Below are the records; collect from them each line containing the string "matplotlib".

* _MATERIAL FOR THIS EXERCISE_:
++++++

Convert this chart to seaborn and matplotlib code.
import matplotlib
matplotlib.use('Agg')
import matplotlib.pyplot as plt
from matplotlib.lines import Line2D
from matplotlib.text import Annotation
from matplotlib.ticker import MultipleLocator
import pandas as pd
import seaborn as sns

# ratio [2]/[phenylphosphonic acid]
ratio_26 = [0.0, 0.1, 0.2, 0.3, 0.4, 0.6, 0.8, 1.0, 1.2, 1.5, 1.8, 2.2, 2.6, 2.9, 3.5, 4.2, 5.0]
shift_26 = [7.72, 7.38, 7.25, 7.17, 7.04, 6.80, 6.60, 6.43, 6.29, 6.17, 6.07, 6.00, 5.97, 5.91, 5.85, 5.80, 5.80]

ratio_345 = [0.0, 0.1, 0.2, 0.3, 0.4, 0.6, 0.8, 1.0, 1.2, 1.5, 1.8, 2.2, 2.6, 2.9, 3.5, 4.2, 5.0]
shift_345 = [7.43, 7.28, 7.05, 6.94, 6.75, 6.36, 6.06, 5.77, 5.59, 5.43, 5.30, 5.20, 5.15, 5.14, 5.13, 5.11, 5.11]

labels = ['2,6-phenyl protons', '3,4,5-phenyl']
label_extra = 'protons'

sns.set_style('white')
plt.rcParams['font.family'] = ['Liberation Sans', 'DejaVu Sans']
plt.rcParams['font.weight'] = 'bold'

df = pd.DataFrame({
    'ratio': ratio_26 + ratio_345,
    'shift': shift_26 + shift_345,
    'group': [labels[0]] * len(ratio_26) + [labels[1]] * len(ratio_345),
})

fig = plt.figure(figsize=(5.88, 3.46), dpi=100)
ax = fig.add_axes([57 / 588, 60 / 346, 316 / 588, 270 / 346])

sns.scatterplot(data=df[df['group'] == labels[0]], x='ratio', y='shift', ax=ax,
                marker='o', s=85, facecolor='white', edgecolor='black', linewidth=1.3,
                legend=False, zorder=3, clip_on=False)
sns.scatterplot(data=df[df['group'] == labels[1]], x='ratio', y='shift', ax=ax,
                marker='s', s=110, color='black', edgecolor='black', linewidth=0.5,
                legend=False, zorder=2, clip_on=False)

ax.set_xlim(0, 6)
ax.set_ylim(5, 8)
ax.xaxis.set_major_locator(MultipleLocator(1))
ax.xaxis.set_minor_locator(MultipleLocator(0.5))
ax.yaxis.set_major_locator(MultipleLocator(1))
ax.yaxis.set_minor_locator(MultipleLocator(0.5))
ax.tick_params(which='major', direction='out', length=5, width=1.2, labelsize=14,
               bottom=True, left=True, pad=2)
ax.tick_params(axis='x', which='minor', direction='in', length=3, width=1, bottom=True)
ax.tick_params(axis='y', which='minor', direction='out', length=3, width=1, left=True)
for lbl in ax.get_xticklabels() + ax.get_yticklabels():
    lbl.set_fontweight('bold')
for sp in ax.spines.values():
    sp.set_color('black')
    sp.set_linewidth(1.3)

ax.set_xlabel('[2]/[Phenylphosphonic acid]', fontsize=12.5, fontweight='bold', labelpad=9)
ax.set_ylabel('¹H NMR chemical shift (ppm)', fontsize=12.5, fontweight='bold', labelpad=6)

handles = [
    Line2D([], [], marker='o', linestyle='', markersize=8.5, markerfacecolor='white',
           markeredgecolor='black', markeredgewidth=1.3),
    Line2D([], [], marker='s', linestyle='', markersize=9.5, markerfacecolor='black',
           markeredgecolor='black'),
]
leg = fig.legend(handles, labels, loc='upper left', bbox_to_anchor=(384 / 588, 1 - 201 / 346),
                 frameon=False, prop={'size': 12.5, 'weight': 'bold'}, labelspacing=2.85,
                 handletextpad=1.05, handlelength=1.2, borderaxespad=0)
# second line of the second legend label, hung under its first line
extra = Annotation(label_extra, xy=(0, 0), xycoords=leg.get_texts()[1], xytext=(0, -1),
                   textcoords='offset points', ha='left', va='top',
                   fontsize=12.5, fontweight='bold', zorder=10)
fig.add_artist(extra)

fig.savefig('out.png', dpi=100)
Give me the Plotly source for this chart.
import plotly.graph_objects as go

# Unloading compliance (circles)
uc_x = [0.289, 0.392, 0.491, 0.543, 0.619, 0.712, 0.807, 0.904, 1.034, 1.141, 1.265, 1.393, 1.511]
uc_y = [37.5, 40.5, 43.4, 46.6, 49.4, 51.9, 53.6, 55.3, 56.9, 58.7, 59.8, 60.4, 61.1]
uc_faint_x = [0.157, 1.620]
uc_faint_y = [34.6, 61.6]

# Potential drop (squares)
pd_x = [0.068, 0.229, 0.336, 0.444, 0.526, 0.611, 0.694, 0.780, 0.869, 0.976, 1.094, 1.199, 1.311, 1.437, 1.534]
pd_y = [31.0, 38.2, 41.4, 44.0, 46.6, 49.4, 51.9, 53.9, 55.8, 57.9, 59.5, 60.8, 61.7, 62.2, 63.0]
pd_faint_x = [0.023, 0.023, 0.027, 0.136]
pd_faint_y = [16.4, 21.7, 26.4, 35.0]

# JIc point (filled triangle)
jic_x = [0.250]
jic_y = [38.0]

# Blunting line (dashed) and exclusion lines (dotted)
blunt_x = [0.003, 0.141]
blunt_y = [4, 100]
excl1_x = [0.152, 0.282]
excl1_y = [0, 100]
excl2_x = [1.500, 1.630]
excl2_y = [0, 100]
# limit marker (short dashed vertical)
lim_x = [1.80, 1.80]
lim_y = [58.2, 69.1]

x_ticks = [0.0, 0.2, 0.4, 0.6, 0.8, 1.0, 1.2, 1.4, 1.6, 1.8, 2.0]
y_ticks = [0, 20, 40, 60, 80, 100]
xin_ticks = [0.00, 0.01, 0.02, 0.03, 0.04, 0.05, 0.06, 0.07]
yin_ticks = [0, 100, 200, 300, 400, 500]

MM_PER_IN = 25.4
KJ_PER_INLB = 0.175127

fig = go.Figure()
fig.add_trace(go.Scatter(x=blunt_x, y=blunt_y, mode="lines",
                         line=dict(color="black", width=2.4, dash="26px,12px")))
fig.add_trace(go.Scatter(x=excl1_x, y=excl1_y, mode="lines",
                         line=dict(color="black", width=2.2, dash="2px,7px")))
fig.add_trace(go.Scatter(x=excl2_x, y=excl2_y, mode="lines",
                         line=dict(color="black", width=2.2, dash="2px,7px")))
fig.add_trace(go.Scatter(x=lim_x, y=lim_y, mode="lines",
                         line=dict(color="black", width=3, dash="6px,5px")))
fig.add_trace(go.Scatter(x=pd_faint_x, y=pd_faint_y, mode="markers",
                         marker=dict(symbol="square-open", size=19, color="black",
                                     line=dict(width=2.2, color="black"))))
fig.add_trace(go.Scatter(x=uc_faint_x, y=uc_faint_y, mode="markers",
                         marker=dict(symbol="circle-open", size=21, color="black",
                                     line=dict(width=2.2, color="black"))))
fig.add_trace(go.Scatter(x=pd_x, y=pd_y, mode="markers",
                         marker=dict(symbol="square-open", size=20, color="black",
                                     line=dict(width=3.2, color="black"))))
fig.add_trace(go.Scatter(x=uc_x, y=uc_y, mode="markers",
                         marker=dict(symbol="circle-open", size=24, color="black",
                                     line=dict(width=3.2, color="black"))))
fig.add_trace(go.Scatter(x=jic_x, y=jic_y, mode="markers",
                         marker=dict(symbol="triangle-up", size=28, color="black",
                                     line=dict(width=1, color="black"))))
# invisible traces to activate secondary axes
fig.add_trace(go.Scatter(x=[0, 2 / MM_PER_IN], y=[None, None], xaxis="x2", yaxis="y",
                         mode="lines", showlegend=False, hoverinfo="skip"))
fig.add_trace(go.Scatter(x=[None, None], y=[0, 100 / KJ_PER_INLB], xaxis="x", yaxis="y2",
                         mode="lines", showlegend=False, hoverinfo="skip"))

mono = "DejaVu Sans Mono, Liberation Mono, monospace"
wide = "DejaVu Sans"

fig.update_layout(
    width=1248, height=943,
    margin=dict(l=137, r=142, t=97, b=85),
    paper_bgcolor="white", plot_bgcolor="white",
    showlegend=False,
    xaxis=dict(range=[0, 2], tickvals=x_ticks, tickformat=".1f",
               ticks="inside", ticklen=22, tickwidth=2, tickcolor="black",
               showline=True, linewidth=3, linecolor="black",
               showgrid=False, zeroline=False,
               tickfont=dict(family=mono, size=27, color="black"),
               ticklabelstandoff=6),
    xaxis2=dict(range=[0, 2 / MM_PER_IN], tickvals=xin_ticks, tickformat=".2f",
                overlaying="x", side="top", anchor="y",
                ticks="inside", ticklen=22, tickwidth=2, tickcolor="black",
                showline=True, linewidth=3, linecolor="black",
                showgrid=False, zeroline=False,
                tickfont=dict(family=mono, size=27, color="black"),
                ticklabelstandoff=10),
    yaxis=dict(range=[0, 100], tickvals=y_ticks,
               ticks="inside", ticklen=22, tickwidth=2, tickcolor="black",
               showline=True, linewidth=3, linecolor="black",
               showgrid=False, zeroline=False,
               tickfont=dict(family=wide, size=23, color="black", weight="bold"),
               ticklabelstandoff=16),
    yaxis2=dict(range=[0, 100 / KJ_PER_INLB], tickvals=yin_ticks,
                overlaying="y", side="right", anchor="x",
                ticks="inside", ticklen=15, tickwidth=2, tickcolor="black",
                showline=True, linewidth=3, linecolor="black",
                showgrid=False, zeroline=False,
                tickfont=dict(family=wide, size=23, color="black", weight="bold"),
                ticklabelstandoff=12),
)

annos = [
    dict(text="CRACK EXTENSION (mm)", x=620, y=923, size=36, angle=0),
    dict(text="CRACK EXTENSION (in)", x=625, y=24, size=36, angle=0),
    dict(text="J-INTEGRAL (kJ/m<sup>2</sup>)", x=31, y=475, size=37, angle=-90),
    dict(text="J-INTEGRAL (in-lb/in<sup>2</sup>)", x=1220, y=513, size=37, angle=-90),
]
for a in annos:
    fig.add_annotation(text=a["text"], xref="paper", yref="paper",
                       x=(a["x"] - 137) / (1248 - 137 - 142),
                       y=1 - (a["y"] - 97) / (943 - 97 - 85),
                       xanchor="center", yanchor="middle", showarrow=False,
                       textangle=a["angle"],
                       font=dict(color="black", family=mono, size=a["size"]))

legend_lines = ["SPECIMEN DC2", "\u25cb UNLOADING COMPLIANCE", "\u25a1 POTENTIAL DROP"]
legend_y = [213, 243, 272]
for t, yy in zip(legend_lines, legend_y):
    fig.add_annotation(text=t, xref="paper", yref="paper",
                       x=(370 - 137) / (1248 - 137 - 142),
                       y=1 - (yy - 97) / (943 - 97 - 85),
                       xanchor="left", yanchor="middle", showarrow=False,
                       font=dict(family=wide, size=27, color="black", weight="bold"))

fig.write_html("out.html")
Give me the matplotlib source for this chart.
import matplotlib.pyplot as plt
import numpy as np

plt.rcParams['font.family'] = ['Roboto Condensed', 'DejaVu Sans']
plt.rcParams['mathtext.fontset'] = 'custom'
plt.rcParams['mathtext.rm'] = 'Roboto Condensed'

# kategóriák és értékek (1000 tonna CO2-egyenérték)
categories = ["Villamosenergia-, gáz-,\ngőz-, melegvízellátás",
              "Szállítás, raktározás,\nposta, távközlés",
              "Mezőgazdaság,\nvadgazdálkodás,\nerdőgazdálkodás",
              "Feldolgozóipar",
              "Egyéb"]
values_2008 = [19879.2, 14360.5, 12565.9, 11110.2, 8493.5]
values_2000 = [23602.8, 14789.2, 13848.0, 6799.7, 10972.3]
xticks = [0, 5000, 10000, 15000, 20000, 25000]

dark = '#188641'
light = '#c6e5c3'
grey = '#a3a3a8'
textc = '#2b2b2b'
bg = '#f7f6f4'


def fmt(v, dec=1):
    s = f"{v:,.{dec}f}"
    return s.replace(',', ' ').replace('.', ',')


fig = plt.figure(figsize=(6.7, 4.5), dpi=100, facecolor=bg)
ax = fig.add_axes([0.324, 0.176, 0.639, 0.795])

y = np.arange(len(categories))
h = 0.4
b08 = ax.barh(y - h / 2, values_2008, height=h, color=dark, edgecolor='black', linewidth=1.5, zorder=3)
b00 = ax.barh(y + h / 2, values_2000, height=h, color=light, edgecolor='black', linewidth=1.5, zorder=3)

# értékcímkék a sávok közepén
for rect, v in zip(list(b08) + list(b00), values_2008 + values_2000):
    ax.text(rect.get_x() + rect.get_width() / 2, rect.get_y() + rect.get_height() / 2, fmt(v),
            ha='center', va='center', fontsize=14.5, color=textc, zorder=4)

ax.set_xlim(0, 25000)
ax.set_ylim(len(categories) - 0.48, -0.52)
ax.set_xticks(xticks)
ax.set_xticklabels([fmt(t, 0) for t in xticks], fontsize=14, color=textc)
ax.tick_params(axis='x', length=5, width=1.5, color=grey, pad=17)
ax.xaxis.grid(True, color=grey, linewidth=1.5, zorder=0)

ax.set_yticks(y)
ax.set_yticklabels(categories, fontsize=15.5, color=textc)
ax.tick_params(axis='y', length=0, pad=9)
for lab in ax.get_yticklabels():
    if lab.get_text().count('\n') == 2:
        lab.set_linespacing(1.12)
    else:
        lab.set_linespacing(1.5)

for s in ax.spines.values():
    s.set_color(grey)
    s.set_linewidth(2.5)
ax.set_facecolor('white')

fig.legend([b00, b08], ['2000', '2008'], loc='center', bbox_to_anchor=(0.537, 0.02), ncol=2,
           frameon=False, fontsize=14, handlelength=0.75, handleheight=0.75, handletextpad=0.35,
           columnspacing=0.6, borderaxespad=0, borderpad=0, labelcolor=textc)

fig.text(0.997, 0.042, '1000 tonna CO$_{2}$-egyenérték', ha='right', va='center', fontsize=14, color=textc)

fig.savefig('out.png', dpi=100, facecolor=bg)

++++++

* _SOLVED PROBLEM_:
Convert this chart to seaborn and matplotlib code.
import matplotlib
matplotlib.use('Agg')
import matplotlib.pyplot as plt
from matplotlib.lines import Line2D
from matplotlib.text import Annotation
from matplotlib.ticker import MultipleLocator
Give me the matplotlib source for this chart.
import matplotlib.pyplot as plt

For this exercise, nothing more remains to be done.